I think the spine is far more complex than the average person is aware of. From what I have read it has some basic reaction/thinking capabilities which may be beyond what can be made by humans.
University hosted announcements (e.g. rice.edu announces a major breakthrough) have incentives that are so out of wack it's basically clickbait at this point.
Researchers oversell their results for publishing and funding purposes. Then the university oversells those results to draw in students/investors.
Curious if others feel the same way or if I'm just too cynical at this point...
I understand the cynicism. Academic reporting is a hard & thankless gig.
The non-cynical version: Half of a researcher's job is disseminating results -- to other researchers & the populace at large. I'd much rather have excited university announcements (even over-reaching ones) than the rage-porn news that dominates the airwaves & "mainstream news" homepages.
As someone who has peripheral knowledge in this space (piezeoelectric & magnetostrictive devices and neural stimulation & recording): I've never seen a magnetostrictive material capable of developing a DC bias. Further, driving the device in a non-resonant mode for neural stimulation is even more new to me -- that's quite fascinating, and I'd say that article lives up to the hype from my 1000-ft vantage. I.e. This was effective reporting.
30 % of physics and chemistry can’t be replicated. 70 % of soft science can’t be replicated. Most of what we know about sociology may just be fake, and given that a huge foundation of progressive thought around rase, sex, and gender is based on this, this is a big problem.
> 30 % of physics and chemistry can’t be replicated.
Is this true? I left academia a long time ago, but I'd be surprised if it's that good. I'd actually suspect it's the inverse and only 30% can be replicated.
Considering how hard it is to actually fix any accidental damage to brain cells and nerves, and the far-reaching consequences of such damage, I am always amazed to see how many are eager to just plug something into it and let some arbitrary code send electric shocks through their brain.
I get the unfathomable potential of the thing, and the appeal of said potential.
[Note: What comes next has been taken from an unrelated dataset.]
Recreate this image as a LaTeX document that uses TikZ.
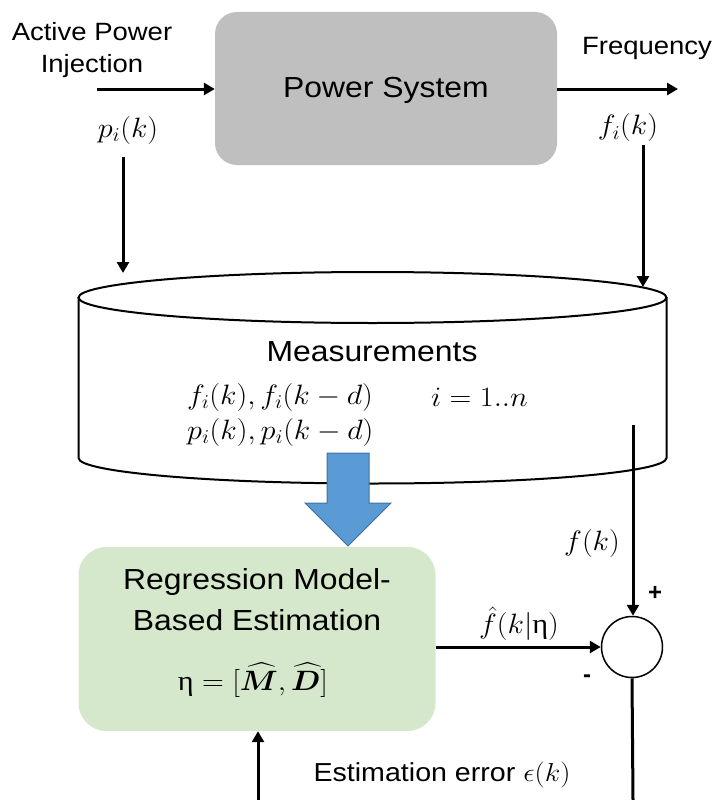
\RequirePackage{fix-cm}
\documentclass[tikz,border=0pt]{standalone}
\usepackage{amsmath,bm}
\usepackage{fontspec}
\setmainfont{Liberation Sans}
\newfontfamily\grkserif{Liberation Serif}
\usetikzlibrary{arrows.meta,calc}
\definecolor{psgray}{HTML}{BFBFBF}
\definecolor{regreen}{HTML}{D5E8CB}
\definecolor{arrblue}{HTML}{5B9BD5}
\definecolor{arredge}{HTML}{41719C}
\newcommand{\upeta}{\text{\grkserif η}}
\begin{document}
\begin{tikzpicture}[x=1pt,y=-1pt,
  conn/.style={line width=3pt,-{Triangle[length=11pt,width=12pt]}},
  plain/.style={line width=3pt},
  tx/.style={inner sep=0pt, xscale=1.1, transform shape, align=center},
  fs25/.style={font=\fontsize{25}{32}\selectfont},
  fs26/.style={font=\fontsize{26}{32}\selectfont},
  fs29/.style={font=\fontsize{29}{37}\selectfont},
  mth/.style={inner sep=0pt, xscale=1.08, transform shape, font=\fontsize{28}{33}\selectfont}]
\useasboundingbox (0,0) rectangle (716,800);

% power system
\node[fill=psgray, rounded corners=22pt, minimum width=342pt, minimum height=153pt] (ps) at (386,88.5) {};
\node[tx, fs29] (pstext) at (386,90) {Power System};

\node[tx, fs25] (api) at (92,50) {Active Power\\Injection};
\node[mth] (pk) at (128,130) {$p_i(k)$};
\node[tx, fs25] (freq) at (647,48) {Frequency};
\node[mth] (fk) at (628,128) {$f_i(k)$};

\coordinate (in) at (97,89);
\draw[conn] (in) -- (in -| ps.west);
\coordinate (out) at (678,89);
\draw[conn] (out -| ps.east) -- (out);

\coordinate (pa1) at (123,157);
\coordinate (pa2) at (123,273);
\draw[conn] (pa1) -- (pa2);
\coordinate (fa1) at (643,145);
\coordinate (fa2) at (643,287);
\draw[conn] (fa1) -- (fa2);

% cylinder
\draw[line width=2pt, fill=white] (78.5,297.5) -- (78.5,458)
  arc[start angle=180, end angle=0, x radius=294, y radius=25.5] -- (666.5,297.5);
\draw[line width=2pt] (372.5,297.5) ellipse[x radius=294, y radius=25.5];
\node[minimum width=588pt, minimum height=186pt, inner sep=0pt] (meas) at (372.5,390) {};
\node[tx, fs29] (mtitle) at (372,352) {Measurements};
\node[mth, anchor=west] (m1) at (187,397) {$f_i(k), f_i(k-d)$};
\node[mth, anchor=west] (m2) at (187,432) {$p_i(k), p_i(k-d)$};
\node[mth, anchor=west] (m3) at (431,397) {$i = 1..n$};

% green box
\node[fill=regreen, rounded corners=28pt, minimum width=357pt, minimum height=184pt] (reg) at (257,639) {};
\node[tx, fs29] (r1) at (257,582) {Regression Model-};
\node[tx, fs29] (r2) at (257,620) {Based Estimation};
\node[mth] (r3) at (253,680) {$\upeta = [\bm{\widehat{M}}, \bm{\widehat{D}}]$};

% blue arrow
\draw[fill=arrblue, draw=arredge, line width=1pt]
  (327,453) -- (369,453) -- (369,503) -- (391,503) -- (348,546) -- (305,503) -- (327,503) -- cycle;

% summing junction
\node[circle, draw, line width=1.5pt, minimum size=61pt, inner sep=0pt] (sum) at (632,647) {};
\coordinate (fstart) at (633,425);
\draw[conn] (fstart) -- (fstart |- sum.north);
\node[mth] (fkl) at (592,543) {$f(k)$};
\node[inner sep=0pt, font=\bfseries\fontsize{24}{28}\selectfont] (plus) at (655,593) {+};
\node[inner sep=0pt, font=\bfseries\fontsize{24}{28}\selectfont] (minus) at (587,679) {-};

\draw[conn] (reg.east |- sum) -- (sum.west);
\node[mth] (fhat) at (519,624) {$\hat f(k|\upeta)$};

\coordinate (bot1) at (633,800);
\draw[plain] (sum.south) -- (bot1);
\coordinate (bot2) at (258,800);
\draw[conn] (bot2) -- (bot2 |- reg.south);
\node[tx, fs26] (err) at (442,775) {Estimation error $\epsilon(k)$};
\end{tikzpicture}
\end{document}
But that’s a product I won’t be an early-adopter of.
Yeah, every time something like that is mentioned, I just think of small issues that could cause noise on the output. Basically if you wear some device that helps you, either passive like glasses or active like a hearing aid, you can immediately disconnect then if needed. But imagine an implant bugs out and you start receiving a maximum signal for something without being able to stop. Like a blinding bright light which doesn't go away when you close your eyes. As much as the cyberpunk idea is fun, I'd have to really suffer without some implant to risk it.
I wonder if it's possible to make a much simpler passive-only "mental stress detection" system, and use that as a kind of emergency stop (let's not call it a "kill switch" in this context) for any more-complicated augmentation.
That creates the opposite risk that your enhancements stop working when you _want_ them in some kind of real/external emergency situation.
I suppose it also wouldn't work in the case that the main augmentation caused, say, unending waves of paralyzing calm, although there could be another detection-gate for physiological signals to keep such people from starving/dehydration.
Not the parent, but I vaguely recall our ethics teacher mentioning some associations advocating for hearing impaired people have, at least in some European countries, advocated against cochlear implants in young children, mostly on ethical grounds.
His whole point being that ethics is not about what some majority might instinctively believe is best for everyone, and that other perspectives must be considered.